Ruby
Ruby
Released 2021
FEATURING: RUBY Latifah Suleiman Kerr JACKIE Henriette Fusi TRAINSPOTTER Kyle Hill
I made RUBY on a micro budget. It is my first feature film. We shot it in the north of England. Sheffield and Cleethorpes. It was a 12 day shoot. The lead is a young girl called Latifah. She has never acted before. We found her outside of Greg’s bakery. The story is simple. It’s about loss, transformation and friendship. Why did I want to make Ruby? I wanted to see if I had a language as a filmmaker, not a style, a language. How could I tell a story only I could tell. Was that even possible. I knew what I wanted to make. Ruby is like a chamber piece. Not many actors. Not many locations. Not much crew. I wanted to make a quiet film. I feel everything right now is really loud. When I visited a Yoko Ono exhibition. There was a room. The walls were bare. Yoko ono invited the public to create their own art, to cover the walls. I sat. I watched. People drew things on the wall and it was always big. To be noticed. To know that they had somehow left their mark. They had an opportunity and they took it. After about twenty minutes. I stood up. I went to the furthest corner of the room. I laid on the floor. In the corner I wrote the words in tiny letters. CAN YOU SEE ME. That’s Ruby. Can we still see her. Amongst the noise? She doesn’t shout. She doesn’t make a fuss. She isn’t loud. But there is a quiet sensitivity. A quiet brutality. A quiet beauty.
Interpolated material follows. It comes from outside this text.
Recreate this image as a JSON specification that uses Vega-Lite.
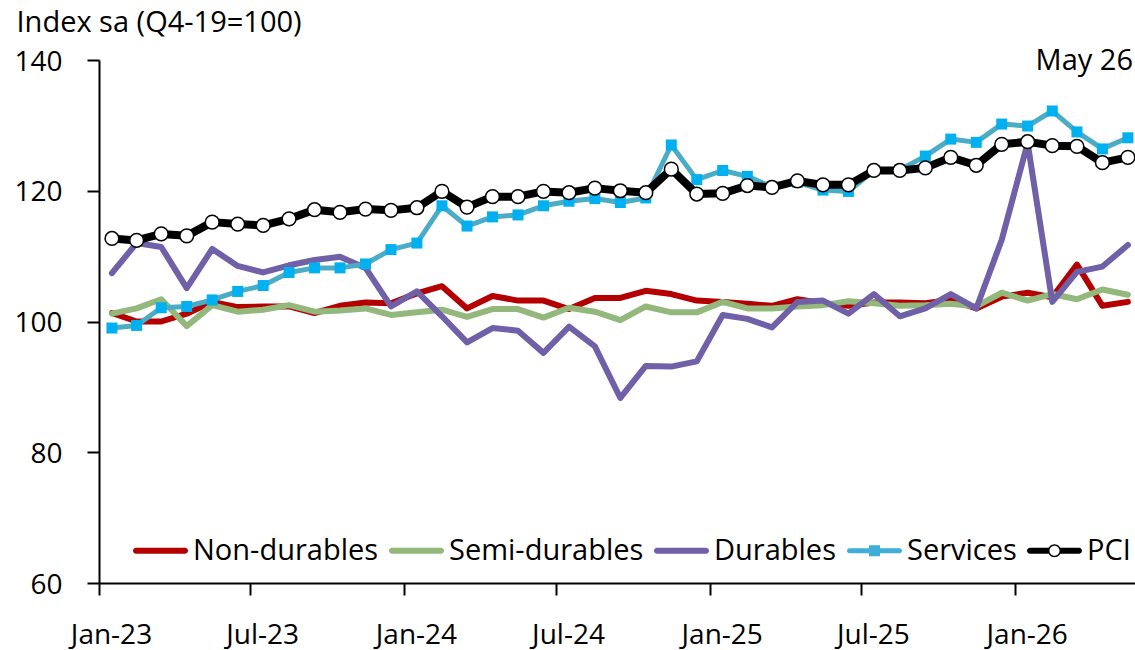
{
  "$schema": "https://vega.github.io/schema/vega-lite/v6.json",
  "width": 1036,
  "height": 523,
  "autosize": {"type": "none"},
  "padding": {"left": 99, "top": 60, "right": 0, "bottom": 67},
  "background": "white",
  "config": {"view": {"stroke": null}, "font": "Open Sans"},
  "title": {"text": "May 26", "anchor": "end", "frame": "group", "orient": "top", "offset": 0, "baseline": "alphabetic", "dy": 90, "dx": -2, "font": "Open Sans", "fontSize": 29, "fontWeight": "normal", "color": "#000000"},
  "data": {"values": [
    {"date": "2023-01-01", "Non-durables": 101.3, "Semi-durables": 101.2, "Durables": 107.4, "Services": 99.0, "PCI": 112.7},
    {"date": "2023-02-01", "Non-durables": 100.0, "Semi-durables": 102.0, "Durables": 112.0, "Services": 99.4, "PCI": 112.4},
    {"date": "2023-03-01", "Non-durables": 100.0, "Semi-durables": 103.4, "Durables": 111.4, "Services": 102.1, "PCI": 113.4},
    {"date": "2023-04-01", "Non-durables": 101.2, "Semi-durables": 99.3, "Durables": 105.1, "Services": 102.3, "PCI": 113.1},
    {"date": "2023-05-01", "Non-durables": 103.0, "Semi-durables": 102.5, "Durables": 111.1, "Services": 103.3, "PCI": 115.2},
    {"date": "2023-06-01", "Non-durables": 102.2, "Semi-durables": 101.5, "Durables": 108.5, "Services": 104.6, "PCI": 114.9},
    {"date": "2023-07-01", "Non-durables": 102.3, "Semi-durables": 101.8, "Durables": 107.5, "Services": 105.5, "PCI": 114.7},
    {"date": "2023-08-01", "Non-durables": 102.3, "Semi-durables": 102.5, "Durables": 108.6, "Services": 107.5, "PCI": 115.7},
    {"date": "2023-09-01", "Non-durables": 101.3, "Semi-durables": 101.5, "Durables": 109.4, "Services": 108.2, "PCI": 117.1},
    {"date": "2023-10-01", "Non-durables": 102.4, "Semi-durables": 101.7, "Durables": 109.9, "Services": 108.2, "PCI": 116.7},
    {"date": "2023-11-01", "Non-durables": 102.9, "Semi-durables": 102.0, "Durables": 108.2, "Services": 108.8, "PCI": 117.2},
    {"date": "2023-12-01", "Non-durables": 102.8, "Semi-durables": 101.0, "Durables": 102.3, "Services": 111.0, "PCI": 117.0},
    {"date": "2024-01-01", "Non-durables": 104.3, "Semi-durables": 101.4, "Durables": 104.6, "Services": 112.0, "PCI": 117.4},
    {"date": "2024-02-01", "Non-durables": 105.4, "Semi-durables": 101.8, "Durables": 100.8, "Services": 117.7, "PCI": 119.9},
    {"date": "2024-03-01", "Non-durables": 102.0, "Semi-durables": 100.7, "Durables": 96.8, "Services": 114.6, "PCI": 117.5},
    {"date": "2024-04-01", "Non-durables": 103.9, "Semi-durables": 101.9, "Durables": 99.0, "Services": 116.0, "PCI": 119.1},
    {"date": "2024-05-01", "Non-durables": 103.2, "Semi-durables": 101.9, "Durables": 98.6, "Services": 116.3, "PCI": 119.1},
    {"date": "2024-06-01", "Non-durables": 103.2, "Semi-durables": 100.6, "Durables": 95.2, "Services": 117.7, "PCI": 119.9},
    {"date": "2024-07-01", "Non-durables": 101.9, "Semi-durables": 102.1, "Durables": 99.2, "Services": 118.4, "PCI": 119.7},
    {"date": "2024-08-01", "Non-durables": 103.6, "Semi-durables": 101.5, "Durables": 96.2, "Services": 118.8, "PCI": 120.4},
    {"date": "2024-09-01", "Non-durables": 103.6, "Semi-durables": 100.2, "Durables": 88.3, "Services": 118.2, "PCI": 120.0},
    {"date": "2024-10-01", "Non-durables": 104.7, "Semi-durables": 102.3, "Durables": 93.2, "Services": 118.9, "PCI": 119.7},
    {"date": "2024-11-01", "Non-durables": 104.2, "Semi-durables": 101.4, "Durables": 93.1, "Services": 127.0, "PCI": 123.3},
    {"date": "2024-12-01", "Non-durables": 103.2, "Semi-durables": 101.4, "Durables": 93.9, "Services": 121.7, "PCI": 119.5},
    {"date": "2025-01-01", "Non-durables": 103.0, "Semi-durables": 103.0, "Durables": 101.0, "Services": 123.1, "PCI": 119.6},
    {"date": "2025-02-01", "Non-durables": 102.7, "Semi-durables": 102.0, "Durables": 100.4, "Services": 122.2, "PCI": 120.8},
    {"date": "2025-03-01", "Non-durables": 102.4, "Semi-durables": 102.0, "Durables": 99.1, "Services": 120.6, "PCI": 120.5},
    {"date": "2025-04-01", "Non-durables": 103.4, "Semi-durables": 102.3, "Durables": 103.0, "Services": 121.3, "PCI": 121.5},
    {"date": "2025-05-01", "Non-durables": 102.8, "Semi-durables": 102.5, "Durables": 103.2, "Services": 120.1, "PCI": 120.9},
    {"date": "2025-06-01", "Non-durables": 102.4, "Semi-durables": 103.1, "Durables": 101.2, "Services": 119.9, "PCI": 120.9},
    {"date": "2025-07-01", "Non-durables": 102.9, "Semi-durables": 102.8, "Durables": 104.2, "Services": 123.1, "PCI": 123.1},
    {"date": "2025-08-01", "Non-durables": 102.9, "Semi-durables": 102.4, "Durables": 100.8, "Services": 123.2, "PCI": 123.1},
    {"date": "2025-09-01", "Non-durables": 102.8, "Semi-durables": 102.5, "Durables": 102.0, "Services": 125.3, "PCI": 123.5},
    {"date": "2025-10-01", "Non-durables": 103.3, "Semi-durables": 102.7, "Durables": 104.2, "Services": 127.9, "PCI": 125.1},
    {"date": "2025-11-01", "Non-durables": 102.0, "Semi-durables": 102.3, "Durables": 102.0, "Services": 127.4, "PCI": 123.9},
    {"date": "2025-12-01", "Non-durables": 103.8, "Semi-durables": 104.4, "Durables": 112.5, "Services": 130.2, "PCI": 127.1},
    {"date": "2026-01-01", "Non-durables": 104.4, "Semi-durables": 103.2, "Durables": 127.3, "Services": 129.9, "PCI": 127.5},
    {"date": "2026-02-01", "Non-durables": 103.7, "Semi-durables": 104.2, "Durables": 103.0, "Services": 132.2, "PCI": 126.9},
    {"date": "2026-03-01", "Non-durables": 108.7, "Semi-durables": 103.4, "Durables": 107.6, "Services": 129.0, "PCI": 126.8},
    {"date": "2026-04-01", "Non-durables": 102.4, "Semi-durables": 104.9, "Durables": 108.4, "Services": 126.4, "PCI": 124.3},
    {"date": "2026-05-01", "Non-durables": 103.0, "Semi-durables": 104.1, "Durables": 111.7, "Services": 128.1, "PCI": 125.1}
  ]},
  "transform": [{"fold": ["Non-durables", "Semi-durables", "Durables", "Services", "PCI"], "as": ["series", "value"]}],
  "encoding": {
    "x": {
      "field": "date", "type": "temporal", "timeUnit": "utcyearmonth", "bandPosition": 0.5, "title": null,
      "scale": {"domain": [{"year": 2023, "month": 1, "date": 1, "utc": true}, {"year": 2026, "month": 5, "date": 25, "utc": true}], "nice": false},
      "axis": {
        "values": [
          {"year": 2023, "month": 1, "date": 1, "utc": true},
          {"year": 2023, "month": 7, "date": 1, "utc": true},
          {"year": 2024, "month": 1, "date": 1, "utc": true},
          {"year": 2024, "month": 7, "date": 1, "utc": true},
          {"year": 2025, "month": 1, "date": 1, "utc": true},
          {"year": 2025, "month": 7, "date": 1, "utc": true},
          {"year": 2026, "month": 1, "date": 1, "utc": true}
        ],
        "format": "%b-%y", "grid": false, "domainColor": "#000000", "domainWidth": 2,
        "tickColor": "#000000", "tickWidth": 2, "tickSize": 12,
        "labelFont": "Open Sans", "labelFontSize": 28, "labelColor": "#000000",
        "labelPadding": 48, "labelBaseline": "alphabetic", "labelOffset": 12,
        "labelFlush": false, "labelOverlap": false, "title": null
      }
    },
    "y": {
      "field": "value", "type": "quantitative",
      "scale": {"domain": [60, 140], "nice": false, "zero": false},
      "axis": {
        "values": [60, 80, 100, 120, 140], "grid": false, "domainColor": "#000000", "domainWidth": 2,
        "tickColor": "#000000", "tickWidth": 2, "tickSize": 12,
        "labelFont": "Open Sans", "labelFontSize": 28, "labelColor": "#000000",
        "labelPadding": 25, "labelBaseline": "alphabetic", "labelOffset": 10,
        "title": "Index sa (Q4-19=100)", "titleAngle": 0, "titleAlign": "left", "titleBaseline": "alphabetic",
        "titleX": -83, "titleY": -28.3, "titleFont": "Open Sans", "titleFontSize": 29,
        "titleFontWeight": "normal", "titleColor": "#000000"
      }
    }
  },
  "layer": [
    {
      "transform": [{"filter": {"field": "series", "oneOf": ["Non-durables", "Semi-durables", "Durables"]}}],
      "mark": {"type": "line", "strokeWidth": 6, "strokeJoin": "round", "strokeCap": "round"},
      "encoding": {
        "color": {
          "field": "series", "type": "nominal",
          "scale": {"domain": ["Non-durables", "Semi-durables", "Durables"], "range": ["#B40000", "#93B87C", "#6F60A8"]},
          "legend": null
        }
      }
    },
    {
      "transform": [{"filter": {"field": "series", "equal": "Services"}}],
      "mark": {"type": "line", "strokeWidth": 5, "strokeJoin": "round", "strokeCap": "round", "color": "#4BACC6"}
    },
    {
      "transform": [{"filter": {"field": "series", "equal": "Services"}}],
      "mark": {"type": "point", "shape": "square", "filled": true, "fill": "#00B0F0", "strokeWidth": 0, "opacity": 1, "size": 121}
    },
    {
      "transform": [{"filter": {"field": "series", "equal": "PCI"}}],
      "mark": {"type": "line", "strokeWidth": 8, "strokeJoin": "round", "strokeCap": "round", "color": "#000000"}
    },
    {
      "transform": [{"filter": {"field": "series", "equal": "PCI"}}],
      "mark": {"type": "point", "shape": "circle", "filled": true, "fill": "#ffffff", "stroke": "#000000", "strokeWidth": 1.5, "opacity": 1, "size": 189}
    },
    {
      "mark": {"type": "point", "filled": true, "opacity": 0, "strokeWidth": 0, "size": 10},
      "encoding": {
        "fill": {
          "field": "series", "type": "nominal",
          "scale": {"domain": ["Non-durables", "Semi-durables", "Durables", "Services", "PCI"], "range": ["#B40000", "#93B87C", "#6F60A8", "#3FAED8", "#000000"]},
          "legend": {
            "orient": "none", "legendX": 34, "legendY": 463, "direction": "horizontal", "title": null, "padding": 0,
            "symbolSize": 3025, "symbolStrokeWidth": 0, "symbolOpacity": 1, "symbolStrokeColor": "transparent",
            "labelFont": "Open Sans", "labelFontSize": 29, "labelColor": "#000000", "labelOffset": 5, "labelLimit": 400,
            "columnPadding": 10
          }
        },
        "shape": {
          "field": "series", "type": "nominal",
          "scale": {"domain": ["Non-durables", "Semi-durables", "Durables", "Services", "PCI"],
            "range": [
              "M-0.891,-0.109H0.891A0.109,0.109,0,0,1,0.891,0.109H-0.891A0.109,0.109,0,0,1,-0.891,-0.109Z",
              "M-0.891,-0.109H0.891A0.109,0.109,0,0,1,0.891,0.109H-0.891A0.109,0.109,0,0,1,-0.891,-0.109Z",
              "M-0.891,-0.109H0.891A0.109,0.109,0,0,1,0.891,0.109H-0.891A0.109,0.109,0,0,1,-0.891,-0.109Z",
              "M-0.909,-0.091H0.909A0.091,0.091,0,0,1,0.909,0.091H-0.909A0.091,0.091,0,0,1,-0.909,-0.091ZM-0.2,-0.2H0.2V0.2H-0.2Z",
              "M-0.891,-0.109H-0.2V0.109H-0.891A0.109,0.109,0,0,1,-0.891,-0.109ZM0.2,-0.109H0.891A0.109,0.109,0,0,1,0.891,0.109H0.2ZM-0.236,0A0.236,0.236,0,1,1,0.236,0A0.236,0.236,0,1,1,-0.236,0ZM-0.182,0A0.182,0.182,0,1,0,0.182,0A0.182,0.182,0,1,0,-0.182,0Z"
            ]},
          "legend": {
            "orient": "none", "legendX": 34, "legendY": 463, "direction": "horizontal", "title": null, "padding": 0,
            "symbolSize": 3025, "symbolStrokeWidth": 0, "symbolOpacity": 1, "symbolStrokeColor": "transparent",
            "labelFont": "Open Sans", "labelFontSize": 29, "labelColor": "#000000", "labelOffset": 5, "labelLimit": 400,
            "columnPadding": 10
          }
        }
      }
    }
  ]
}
For the full cast and crew and more information visit: therubyfilm.com
76 minutes - Color - Digital - Alexa Mini.
In the north of England, a mother returns home after an all night outing to find her adolescent daughter Ruby waiting alone. Both tenderly loved and carelessly neglected by her mother, Ruby copes through her imagination. She tries to create a manageable world from her drawings and cut out pages of catalogues. “You can’t cut out a perfect future,” her mother warns her. And then, when her mother lets the unimaginable happen, Ruby’s world collapses and she is left on her own.
Through experiencing various characters, in particular the strange and kindly Trainspotter, her resilience manifests. She begins to navigate her way beyond the confines of the house and experience the possibilities of her life. And to connect ever more deeply with her mother’s love.